‘Hacker’, o pirata dos tempos modernos
Sem qualquer risco físico, o pirata informático ataca no conforto de um escritório. Tem especiais aptidões para entrar em casa da vítima e não precisa de arrombar a porta. A entrada é suave e até pode não deixar rasto.
O mundo inteiro habituou-se à designação inglesa: hacker. É um espião, um informador, um justiceiro ou, simplesmente, um ladrão. Haverá, então, hackers bonzinhos, simpáticos, que vivem a profissão no desvelo da defesa dos mais nobres valores da sociedade? Até poder ser que sim. Nestes primórdios do século XXI, continuará a existir o espírito do Robin dos Bosques. Mas a maior parte dos hackers é simplesmente dedicada a uma maneira menos própria de ganhar a vida.
Com a detenção, em Budapeste, do suposto autor do roubo da correspondência eletrónica do Benfica, o pequenino mundo do futebol português voltou a agitar-se. O Benfica reagiu como se tivesse voltado às grandes vitórias europeias, como muito bem lembrou o nosso inultrapassável Luís Afonso, e o povo encarnado terá ouvido do clube, com inadequado alívio, esta eloquente frase: «agora vai começar o tempo da justiça!»
Mentira. O tempo da justiça há algum tempo começara para o Benfica, que não deixa de continuar envolvido em acusações graves que estão, ainda, por provar e por julgar, mas que já provocaram sentenças populares e danos desportivos e de reputação irreversíveis. É verdade, pois, que o Benfica reagiu à detenção do presumível ladrão dos emails que se tornaram conhecidos pela divulgação feita pelo diretor de comunicação do FC Porto no seu canal afetivo como se fosse a prova de que o clube e os seus responsáveis estavam inocentes dos factos ilícitos de que são acusados. Uma manobra de diversão que tem mais de estratégica do que de utilitária.
Mas também é verdade que a nervosa reação do FC Porto nos faz pensar que há um sentimento de profundo desconforto com a notícia de detenção do jovem e hábil hacker português. A sucessão de comunicados é problemática e não soma honradez a quem indiscutivelmente tirou avantajado proveito da divulgação da correspondência privada do rival.
Diz o FC Porto que se limitou a prestar um serviço público ao país, com a divulgação dos emails que lhe terão caído no colo sem ter pago qualquer compensação ou vantagem. Está no seu direito de se defender, mas será precisamente isso que a polícia terá de investigar e, se for o caso, os tribunais terão de julgar.
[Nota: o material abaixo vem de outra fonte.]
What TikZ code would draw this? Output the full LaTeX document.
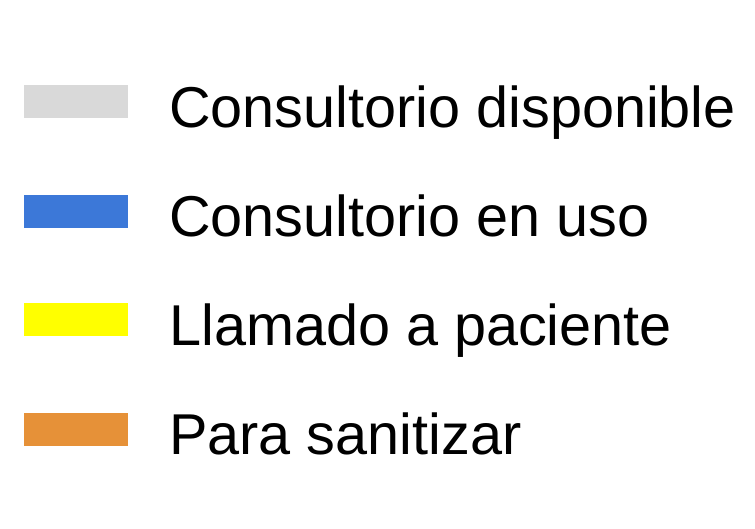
\documentclass[tikz,border=0pt]{standalone}
\usepackage{fontspec}
\setmainfont{Liberation Sans}
\definecolor{cgray}{HTML}{D9D9D9}
\definecolor{cblue}{HTML}{3C78D8}
\definecolor{cyellow}{HTML}{FFFF00}
\definecolor{corange}{HTML}{E69138}
\tikzset{
  swatch/.style={minimum width=104pt, minimum height=33pt, inner sep=0pt, draw=none, anchor=west},
  lbl/.style={anchor=base west, inner sep=0pt, font=\fontsize{57.6}{60}\selectfont}
}
\begin{document}
\begin{tikzpicture}[x=1pt,y=-1pt]
\useasboundingbox[fill=white] (0,0) rectangle (755,528);
\node[swatch, fill=cgray]   (s1) at (24,101.5) {};
\node[swatch, fill=cblue]   (s2) at (24,211) {};
\node[swatch, fill=cyellow] (s3) at (24,319.5) {};
\node[swatch, fill=corange] (s4) at (24,429) {};
\node[lbl] (t1) at (169,127) {Consultorio disponible};
\node[lbl] (t2) at (169,236) {Consultorio en uso};
\node[lbl] (t3) at (169,345) {Llamado a paciente};
\node[lbl] (t4) at (169,454) {Para sanitizar};
\end{tikzpicture}
\end{document}
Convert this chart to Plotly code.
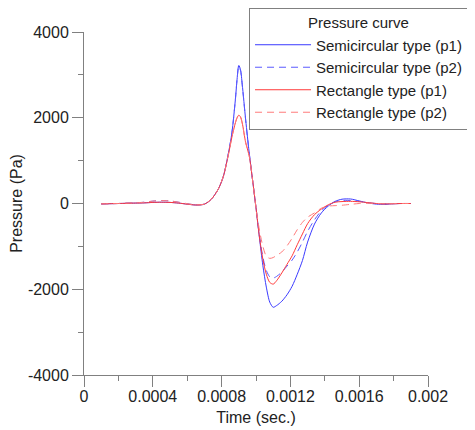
import plotly.graph_objects as go

time_ms = [0.10, 0.15, 0.20, 0.25, 0.30, 0.35, 0.40, 0.45, 0.50, 0.55,
           0.60, 0.65, 0.70, 0.74, 0.78, 0.81, 0.84, 0.86, 0.88, 0.89,
           0.90, 0.91, 0.92, 0.94, 0.96, 0.98, 1.00, 1.02, 1.04, 1.06,
           1.08, 1.10, 1.12, 1.15, 1.18, 1.21, 1.24, 1.27, 1.30, 1.34,
           1.38, 1.42, 1.46, 1.50, 1.55, 1.60, 1.65, 1.70, 1.75, 1.80,
           1.85, 1.90]
time_s = [t * 1e-3 for t in time_ms]

semi_p1 = [-10, -5, 0, 5, 10, 15, 25, 30, 25, 10,
           -15, -35, -15, 100, 330, 630, 1180, 1650, 2420, 2900,
           3220, 3120, 2780, 1950, 1200, 550, -100, -800, -1450, -1950,
           -2300, -2420, -2380, -2280, -2130, -1930, -1650, -1330, -900, -480,
           -220, -60, 50, 100, 105, 60, 15, -15, -20, -5,
           0, 0]
semi_p2 = [-10, -5, 0, 10, 15, 30, 55, 70, 60, 30,
           -5, -30, -15, 100, 330, 630, 1180, 1650, 2420, 2900,
           3200, 3100, 2760, 1940, 1200, 550, -100, -750, -1250, -1560,
           -1710, -1740, -1700, -1600, -1460, -1320, -1130, -900, -650, -380,
           -170, -40, 40, 70, 70, 50, 20, 0, -10, -5,
           0, 0]
rect_p1 = [-10, -5, 0, 5, 10, 15, 25, 30, 25, 10,
           -15, -35, -15, 100, 330, 630, 1150, 1550, 1880, 2000,
           2060, 2020, 1880, 1420, 1120, 550, -100, -780, -1300, -1650,
           -1840, -1880, -1800, -1620, -1420, -1220, -960, -710, -470, -260,
           -130, -30, 30, 45, 50, 40, 20, 0, -10, -5,
           0, 0]
rect_p2 = [-10, -5, 0, 10, 15, 30, 55, 70, 60, 30,
           -5, -30, -15, 100, 330, 630, 1150, 1550, 1880, 2000,
           2050, 2010, 1870, 1420, 1120, 550, -100, -620, -1000, -1230,
           -1280, -1260, -1210, -1130, -990, -810, -610, -440, -320, -220,
           -110, -60, -50, -40, -20, 0, 5, 0, -10, -5,
           0, 0]

series = [
    ("Semicircular type (p1)", semi_p1, "#3a3aff", "solid"),
    ("Semicircular type (p2)", semi_p2, "#5a5aff", "7px,5px"),
    ("Rectangle type (p1)", rect_p1, "#ff3a3a", "solid"),
    ("Rectangle type (p2)", rect_p2, "#ff7a7a", "7px,5px"),
]

x_tickvals = [0, 0.0004, 0.0008, 0.0012, 0.0016, 0.002]
x_ticktext = ["0", "0.0004", "0.0008", "0.0012", "0.0016", "0.002"]
y_tickvals = [-4000, -2000, 0, 2000, 4000]
y_ticktext = ["-4000", "-2000", "0", "2000", "4000"]

FONT = "Liberation Sans, Arial, sans-serif"
AX = "#808080"
TXT = "#222"

fig = go.Figure()
for name, vals, color, dash in series:
    fig.add_trace(go.Scatter(
        x=time_s, y=vals, mode="lines", name=name,
        line=dict(color=color, width=1, dash=dash, shape="spline", smoothing=0.8),
    ))

# page body has an 8px default margin, so the figure is sized/offset to compensate
fig.update_layout(
    width=467, height=422,
    margin=dict(l=76, r=47, t=24, b=55, autoexpand=False),
    paper_bgcolor="white", plot_bgcolor="white",
    font=dict(family=FONT, size=16, color=TXT),
    showlegend=True,
    legend=dict(
        x=0.4797, y=1.07, xanchor="left", yanchor="top",
        bgcolor="white", bordercolor=AX, borderwidth=1,
        font=dict(family=FONT, size=15, color=TXT),
        title=dict(text="Pressure curve", side="top center",
                   font=dict(family=FONT, size=15, color=TXT)),
        itemwidth=56, tracegroupgap=0,
    ),
    xaxis=dict(
        range=[0, 0.002], tickvals=x_tickvals, ticktext=x_ticktext,
        ticks="outside", ticklen=11, tickcolor=AX, tickwidth=1,
        showline=True, linecolor=AX, linewidth=1,
        showgrid=False, zeroline=False, automargin=False,
        ticklabelstandoff=-4,
        minor=dict(dtick=0.0002, tick0=0, ticks="outside", ticklen=5, tickcolor=AX, showgrid=False),
        title=dict(text="Time (sec.)", standoff=7, font=dict(family=FONT, size=16, color=TXT)),
        tickfont=dict(family=FONT, size=16, color=TXT),
    ),
    yaxis=dict(
        range=[-4000, 4000], tickvals=y_tickvals, ticktext=y_ticktext,
        ticks="outside", ticklen=11, tickcolor=AX, tickwidth=1,
        showline=True, linecolor=AX, linewidth=1,
        showgrid=False, zeroline=False, automargin=False,
        minor=dict(dtick=1000, tick0=0, ticks="outside", ticklen=5, tickcolor=AX, showgrid=False),
        title=dict(text="Pressure (Pa)", standoff=8, font=dict(family=FONT, size=16, color=TXT)),
        tickfont=dict(family=FONT, size=16, color=TXT),
    ),
)

fig.write_html("out.html")
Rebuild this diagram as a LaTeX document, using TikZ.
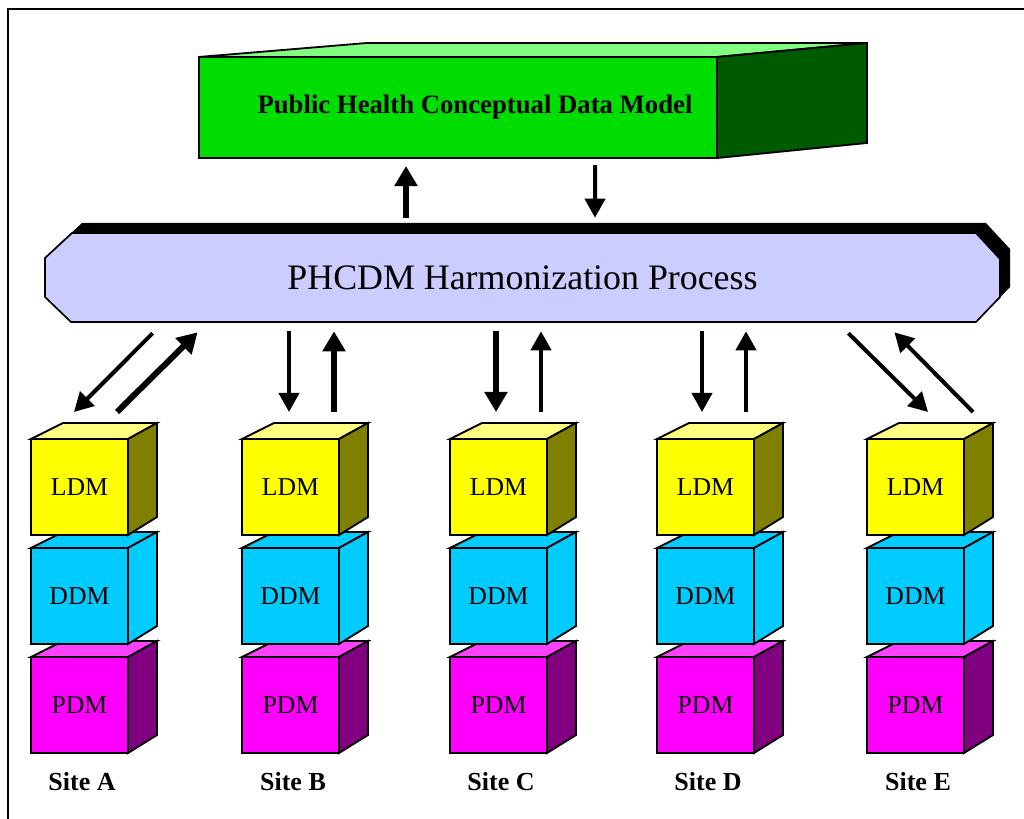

Os advogados de Rui Pinto, o hacker em questão, defendem o seu constituinte admitindo que aquela pirataria eletrónica tinha apenas a boa intenção de divulgar à sociedade os podres do futebol, tal como já tinha acontecido com o Football Leaks. Tal como o FC Porto, o pirata informático também tem todo o direito de se defender neste tribunal aberto da opinião pública, que, por sua vez, não deixará de pensar por que razão existe, então, uma acusação de tentativa de extorsão, imaginando, assim, que não terão sido exatamente as boas intenções que fizeram Rui Pinto sair do sossego de uma vida «limpinha, limpinha», como diria o Jorge Jesus, e que não terá oferecido de borla os seus serviços fosse a quem fosse.
Digamos que, por duas pistas, rolará o processo dos emails. Uma que confrontará o Benfica com o que a investigação apurar sobre eventuais práticas ilícitas ou, mesmo, criminais; a outra que seguirá o seu rumo, para saber se o FC Porto pagou ou não pelas informações que obteve e que em vez de se limitar a entregá-las à polícia, possibilitando uma investigação mais eficaz, entendeu divulgá-las publicamente tirando a óbvia vantagem do dano no adversário.